The government loves to interfere in the lives of everyday Americans. That’s how they make a living after all. So when they had to opportunity to steal another man’s home, they seized the moment.
Just recently, a Michigan man lost his home due to an accounting error which showed that he owed property taxes to the measly amount of $8.41. This led to the county seizing his property and auctioning it off for far less than what he paid for it.
According to The Daily Wire,
Uri Rafaeli, 83, purchased a home and property in Southfield, Michigan, which Reason described as “a lower-middle class suburb just north of Detroit.” Rafaeli purchased a three-bedroom, 1,500-square-foot home in the area in 2011 for $60,000, telling Reason it was “good to the state economy, and [at] the same time, it may produce a good rent for my retirement.”
The purchase was recorded in January 2012. Six months later, Rafaeli was told that he underpaid his 2011 property taxes by $496.

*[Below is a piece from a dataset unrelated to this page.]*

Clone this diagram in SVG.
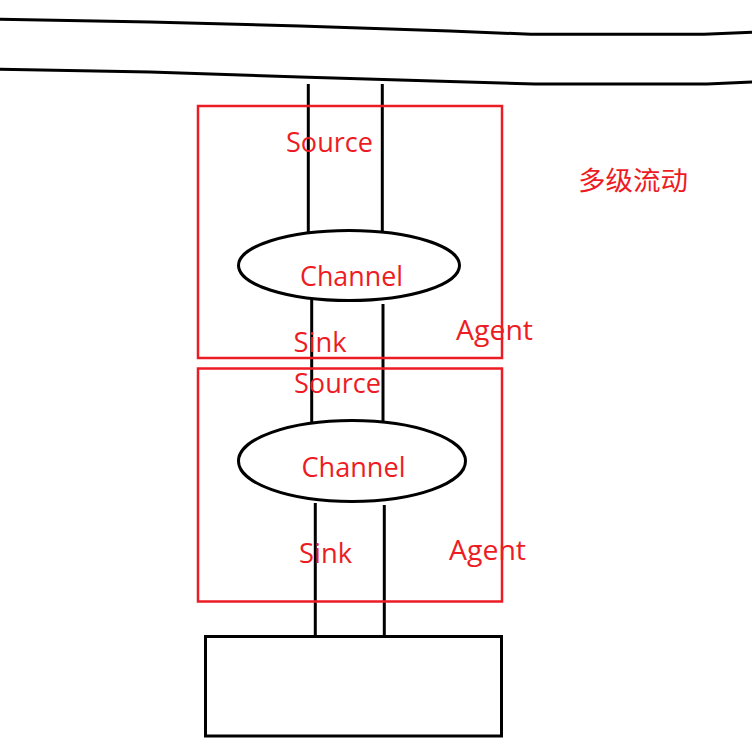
<svg xmlns="http://www.w3.org/2000/svg" width="752" height="747" viewBox="0 0 752 747">
<style>
.ln{fill:none;stroke:#000;stroke-width:3}
.agent{fill:none;stroke:#ED1C24;stroke-width:2.5}
.ch{fill:#fff;stroke:#000;stroke-width:3}
.t{fill:#ED1C24;font-family:"Open Sans","Noto Sans CJK SC",sans-serif;font-size:28px}
.cjk{font-size:26px}
</style>
<rect width="752" height="747" fill="#fff"/>
<g id="pipes">
<path class="ln" d="M0,19.3 L150,22 L300,26 L450,31 L531,34.3 L704,34.3 L752,32.3"/>
<path class="ln" d="M0,69.3 L150,72 L300,77 L450,81.5 L535,84 L707,84 L752,82"/>
</g>
<g id="connectors">
<line class="ln" x1="308.3" y1="84" x2="308.3" y2="232"/>
<line class="ln" x1="382.3" y1="84" x2="382.3" y2="232"/>
<line class="ln" x1="311.7" y1="299" x2="311.7" y2="422"/>
<line class="ln" x1="383" y1="304" x2="383" y2="421"/>
<line class="ln" x1="315.3" y1="503" x2="315.3" y2="636"/>
<line class="ln" x1="384.3" y1="505" x2="384.3" y2="636"/>
</g>
<g id="agent1">
<rect class="agent" x="198" y="106" width="304" height="252"/>
<text class="t" x="286" y="151.5" textLength="87" lengthAdjust="spacingAndGlyphs">Source</text>
<text class="t" x="293.5" y="352" textLength="53" lengthAdjust="spacingAndGlyphs">Sink</text>
<text class="t" x="456" y="340" textLength="77" lengthAdjust="spacingAndGlyphs">Agent</text>
</g>
<g id="channel1">
<ellipse class="ch" cx="349" cy="265.5" rx="110.5" ry="35"/>
<text class="t" x="300" y="285.5" textLength="103" lengthAdjust="spacingAndGlyphs">Channel</text>
</g>
<g id="agent2">
<rect class="agent" x="198" y="368.5" width="304" height="233"/>
<text class="t" x="294" y="393" textLength="87" lengthAdjust="spacingAndGlyphs">Source</text>
<text class="t" x="299" y="563" textLength="53" lengthAdjust="spacingAndGlyphs">Sink</text>
<text class="t" x="449" y="560" textLength="77" lengthAdjust="spacingAndGlyphs">Agent</text>
</g>
<g id="channel2">
<ellipse class="ch" cx="352" cy="461" rx="113.5" ry="40.5"/>
<text class="t" x="301.5" y="476.5" textLength="104" lengthAdjust="spacingAndGlyphs">Channel</text>
</g>
<g id="sink-target">
<rect class="ln" x="205.5" y="636.5" width="296" height="99.5"/>
</g>
<g id="title">
<text class="t cjk" x="578" y="190" textLength="110" lengthAdjust="spacingAndGlyphs">多级流动</text>
</g>
</svg>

“Rafaeli made subsequent property tax payments on time and in full—and, in January 2013, he attempted to settle the unpaid tax debt, according to court documents,” Reason reported. “But he made a mistake in calculating the interest owed, resulting in another underpayment of $8.41.”
What sad is that he’s not the only person they’ve overstepped their authority on. There is now a class-action lawsuit that will be heard before the Michigan Supreme Court this month.
“In thousands of instances each year, the proceeds for a given property sold at auction far exceed the delinquent tax amount and are far less than a delinquent taxpayer’s equity in the property. This results in millions of dollars in surplus proceeds and equity for the counties and tax sale purchasers,” said Pacific Legal Foundation, the law firm representing Mr. Rafaeli as well as the others.